Myanmar on the UK ‘blacklist’ for riot control gear

10 March 2015
Myanmar on the UK ‘blacklist’ for riot control gear
Myanmar - on a UK Foreign Office blacklist - may have been a recipient of UK-supplied riot control equipment, according to a UK newspaper report. Here Kosovo police officers fire tear gas during clashes at a demonstration in Pristina, Kosovo, January 27, 2015. Photo: EPA

The UK government has approved the sale of £16 million [K16 billion] of crowd-control and anti-riot equipment, including tear gas and rubber bullets, to countries including Myanmar who are on its own human-rights blacklist, reports The Independent in a story on March 9.
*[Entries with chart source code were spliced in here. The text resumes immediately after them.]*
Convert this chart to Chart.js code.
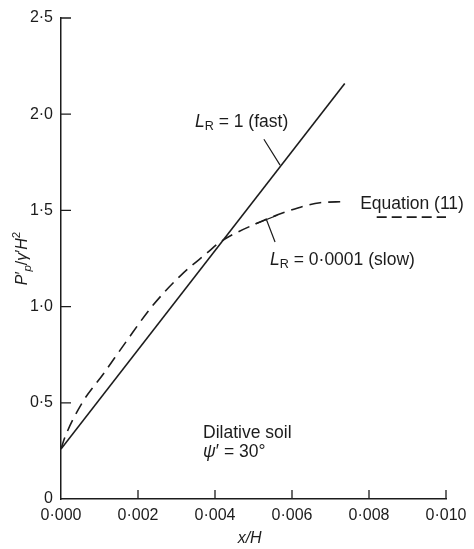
<!DOCTYPE html>
<html lang="en">
<head>
  <meta charset="UTF-8">
  <title>Dilative soil – P'p/γ'H² vs x/H</title>
  <script src="https://cdn.jsdelivr.net/npm/chart.js"></script>
  <style>
    html, body {
      margin: 0;
      padding: 0;
      background: #ffffff;
    }
    #wrap {
      width: 474px;
      height: 549px;
    }
  </style>
</head>
<body>
<div id="wrap">
  <canvas id="chart" width="474" height="549"></canvas>
</div>

<script>
  // values
  const fastX = [0, 0.00737];
  const fastY = [0.26, 2.16];

  const slowX = [0, 0.0001, 0.00055, 0.0011, 0.0017, 0.00236, 0.0031, 0.0038, 0.00413, 0.00517, 0.00595, 0.00673, 0.00732];
  const slowY = [0.26, 0.32, 0.50, 0.65, 0.82, 1.00, 1.16, 1.28, 1.335, 1.44, 1.50, 1.54, 1.545];

  // dashed key next to "Equation (11)"
  const keyX = [0.0082, 0.0100];
  const keyY = [1.465, 1.465];

  const xTicks = [0, 0.002, 0.004, 0.006, 0.008, 0.010];
  const yTicks = [0, 0.5, 1.0, 1.5, 2.0, 2.5];

  const ink = '#1c1c1c';
  const fontFam = '"Liberation Sans", Arial, Helvetica, sans-serif';

  function pts(xs, ys) {
    return xs.map((x, i) => ({ x: x, y: ys[i] }));
  }

  function dot(s) {
    return s.replace('.', '\u00B7');
  }

  // text with italic / subscript / superscript parts
  function richText(ctx, parts, x, y, size) {
    let cx = x;
    parts.forEach(p => {
      let fs = size, dy = 0;
      if (p.sub) { fs = size * 0.72; dy = size * 0.28; }
      if (p.sup) { fs = size * 0.72; dy = -size * 0.38; }
      ctx.font = (p.it ? 'italic ' : '') + fs + 'px ' + fontFam;
      ctx.fillText(p.t, cx, y + dy);
      cx += ctx.measureText(p.t).width;
    });
    return cx - x;
  }

  const notes = {
    id: 'notes',
    afterDraw(chart) {
      const c = chart.ctx;
      const xs = chart.scales.x, ys = chart.scales.y;
      const a = chart.chartArea;
      c.save();
      c.strokeStyle = ink;
      c.fillStyle = ink;

      // inward ticks
      c.lineWidth = 1.3;
      c.beginPath();
      yTicks.forEach(v => {
        if (v === 0) return;
        const py = ys.getPixelForValue(v);
        c.moveTo(a.left, py);
        c.lineTo(a.left + 10, py);
      });
      xTicks.forEach(v => {
        if (v === 0) return;
        const px = xs.getPixelForValue(v);
        c.moveTo(px, a.bottom);
        c.lineTo(px, a.bottom - 9);
      });
      c.stroke();

      // leader lines
      c.lineWidth = 1.2;
      c.beginPath();
      c.moveTo(xs.getPixelForValue(0.00527), ys.getPixelForValue(1.87));
      c.lineTo(xs.getPixelForValue(0.00569), ys.getPixelForValue(1.735));
      c.moveTo(xs.getPixelForValue(0.00556), ys.getPixelForValue(1.336));
      c.lineTo(xs.getPixelForValue(0.00533), ys.getPixelForValue(1.455));
      c.moveTo(xs.getPixelForValue(0.00505), ys.getPixelForValue(1.43));
      c.lineTo(xs.getPixelForValue(0.00562), ys.getPixelForValue(1.475));
      c.stroke();

      c.textBaseline = 'middle';
      c.textAlign = 'left';
      const fs = 17.5;
      richText(c, [{ t: 'L', it: true }, { t: 'R', sub: true }, { t: ' = 1 (fast)' }],
        xs.getPixelForValue(0.00348), ys.getPixelForValue(1.96), fs);
      richText(c, [{ t: 'L', it: true }, { t: 'R', sub: true }, { t: ' = 0\u00B70001 (slow)' }],
        xs.getPixelForValue(0.00543), ys.getPixelForValue(1.242), fs);
      richText(c, [{ t: 'Equation (11)' }],
        xs.getPixelForValue(0.00777), ys.getPixelForValue(1.533), fs);
      richText(c, [{ t: 'Dilative soil' }],
        xs.getPixelForValue(0.00369), ys.getPixelForValue(0.34), fs);
      richText(c, [{ t: '\u03C8', it: true }, { t: '\u2032 = 30\u00B0' }],
        xs.getPixelForValue(0.00369), ys.getPixelForValue(0.245), fs);

      // x title
      c.font = 'italic 16px ' + fontFam;
      const xt = 'x/H';
      const xw = c.measureText(xt).width;
      c.fillText(xt, xs.getPixelForValue(0.0049) - xw / 2, a.bottom + 40);

      // y title, rotated
      const parts = [{ t: 'P', it: true }, { t: '\u2032' }, { t: 'p', it: true, sub: true },
        { t: '/' }, { t: '\u03B3', it: true }, { t: '\u2032' }, { t: 'H', it: true }, { t: '2', sup: true }];
      c.save();
      c.translate(a.left - 38, ys.getPixelForValue(1.25));
      c.rotate(-Math.PI / 2);
      c.globalAlpha = 0;
      const w = richText(c, parts, 0, 0, 16);
      c.globalAlpha = 1;
      richText(c, parts, -w / 2, 0, 16);
      c.restore();

      c.restore();
    }
  };

  const ctx = document.getElementById('chart').getContext('2d');
  const chart = new Chart(ctx, {
    type: 'scatter',
    data: {
      datasets: [
        {
          label: 'LR = 1 (fast)',
          data: pts(fastX, fastY),
          showLine: true,
          borderColor: ink,
          borderWidth: 1.6,
          pointRadius: 0,
          fill: false
        },
        {
          label: 'LR = 0.0001 (slow)',
          data: pts(slowX, slowY),
          showLine: true,
          borderColor: ink,
          borderWidth: 1.6,
          borderDash: [12, 7],
          pointRadius: 0,
          cubicInterpolationMode: 'monotone',
          fill: false
        },
        {
          label: 'Equation (11)',
          data: pts(keyX, keyY),
          showLine: true,
          borderColor: ink,
          borderWidth: 1.6,
          borderDash: [10, 5],
          pointRadius: 0,
          fill: false
        }
      ]
    },
    options: {
      responsive: false,
      animation: false,
      layout: {
        padding: { top: 18, right: 28, left: 0, bottom: 0 }
      },
      plugins: {
        legend: { display: false },
        tooltip: { enabled: false }
      },
      scales: {
        x: {
          type: 'linear',
          min: 0,
          max: 0.01,
          afterBuildTicks: s => { s.ticks = xTicks.map(v => ({ value: v })); },
          afterFit: s => { s.height = 50; },
          grid: { display: false, drawTicks: false },
          border: { display: true, color: ink, width: 1.5 },
          ticks: {
            padding: 7,
            color: ink,
            font: { family: fontFam, size: 16 },
            maxRotation: 0,
            callback: v => dot(v.toFixed(3))
          }
        },
        y: {
          type: 'linear',
          min: 0,
          max: 2.5,
          afterBuildTicks: s => { s.ticks = yTicks.map(v => ({ value: v })); },
          afterFit: s => { s.width = 61; },
          grid: { display: false, drawTicks: false },
          border: { display: true, color: ink, width: 1.5 },
          ticks: {
            padding: 8,
            color: ink,
            font: { family: fontFam, size: 16 },
            callback: v => v === 0 ? '0' : dot(v.toFixed(1))
          }
        }
      }
    },
    plugins: [notes]
  });
</script>
</body>
</html>
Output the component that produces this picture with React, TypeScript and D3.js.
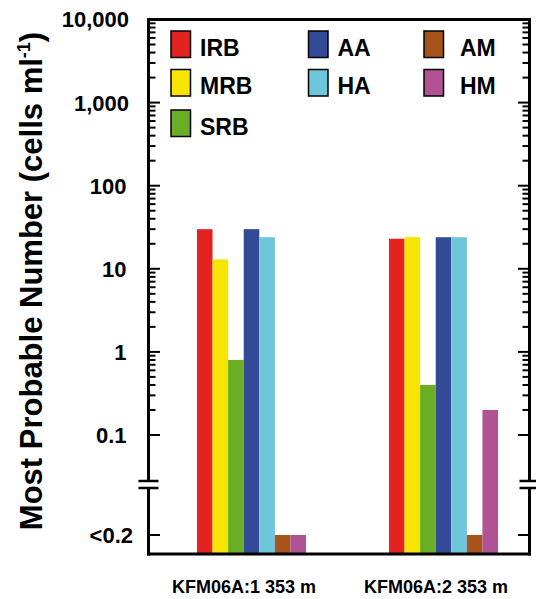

Figures detailing the export of material implicated in the quelling of internal dissent in locations from Egypt to Hong Kong are made public ahead of a Home Office-organised business fair held behind closed doors this week which will showcase British arms and security companies to dozens of foreign governments, the newspaper reports.
Myanmar is currently in the news over police crackdowns on students’ and workers’ protests.
Every year the UK Parliamentary Committee on Arms Exports produces a report on exports to countries which are listed as countries of concern in the Annual Human Rights report published by the Foreign Office, said Mr Mark Farmaner, director of Burma Campaign UK.
Myanmar is a “country of concern” for the UK government.
“Burma Campaign UK asked the British Foreign Office for details of exactly what equipment is being exported to Burma, but despite preaching the importance of transparency in doing business in Burma, they refused to tell us, on the grounds that the information is commercially confidential,” he told Mizzima.
“The problem with exporting riot control and other similar equipment to Burma’s police force is that the police work for an authoritarian regime, not a democratic government. The police are used to implement repressive laws which violate human rights. The equipment can just as easily be used against students on a peaceful protest as it can against nationalists attacking Muslim homes,” Mr Farmaner said.
The British government has been involved in the training of Myanmar police and Myanmar military officers following the opening up of the country in 2011.